Жан-Поль Креспель - Повседневная жизнь импрессионистов. 1863-1883
Эстетические расхождения были слишком велики, и выставки лишились былого значения. Если новобранцы движения придерживались концепций, совершенно противоположных импрессионистским, то основателей этого художественного течения к тому времени разметало в разные стороны, как огни фейерверка. Моне в Живерни погрузился в колористическое безумие, создал шедевры, на полвека предвосхитившие абстракционизм; Ренуар, потрясенный живописью итальянского Возрождения, переживал очередной перелом и ставил рисунок превыше цвета. Сезанн, уединившийся в Эксе, приступил к этапу синтезирования, стремясь уравновесить цвет и рисунок, цветовые нюансы и форму предметов. Со своей стороны, Дега погрузился в интенсивную светскую жизнь. Он перестал встречаться со старыми приятелями и бывать на «импрессионистских вечерах»; все больше он отдалялся от импрессионизма, о чем свидетельствовали полные неистовой страсти пастели с изображениями купальщиц и большие рисунки углем. В свою очередь, Писсарро, заинтересовавшись Сёра и пуантилизмом,[101] со временем также стал писать в этой манере.
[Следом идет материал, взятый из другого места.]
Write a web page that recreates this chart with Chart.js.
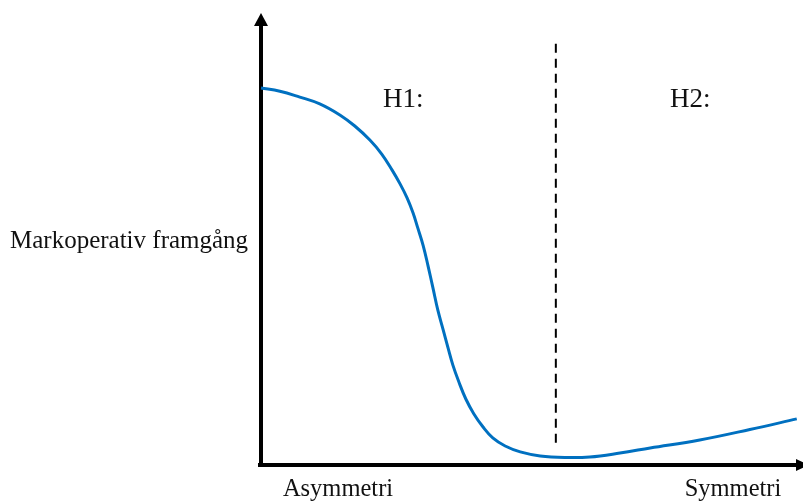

«Они расстреливают нас…»Последнее десятилетие XIX века стало свидетелем распространения вируса импрессионизма на художников Салона. В 1881 году правила Салона радикально изменились, государство прекратило дотации. Художники объединились в Общество французских художников и сами избрали его жюри. Комизм ситуации состоял в том, что в него вошли члены Института — столь велико еще было влияние академических «шишек». Тем не менее во время обсуждений уже чувствовались новые либеральные веяния, именно тогда Мане и смог получить награду. С этого момента все большее число академических художников стали «импрессионировать». Совершенно равнодушные к духу импрессионизма или будучи не в состоянии уловить его внутренний смысл, они отдавали предпочтение бытовым темам, но писали светлыми красками и использовали технику раздельного мазка. Мастерами этого жанра были Альбер Бенар, Ле Сиданер, Анри Мартен, Дезире Люка, Монтезен… Со временем этих художников стали рассматривать как «малых» импрессионистов и их картины начали повышаться в цене, по мере того как возрастал интерес к великим представителям импрессионизма. Дега с презрением об этих бесстыжих эпигонах: «Они расстреливают нас, а потом роются в наших карманах!..»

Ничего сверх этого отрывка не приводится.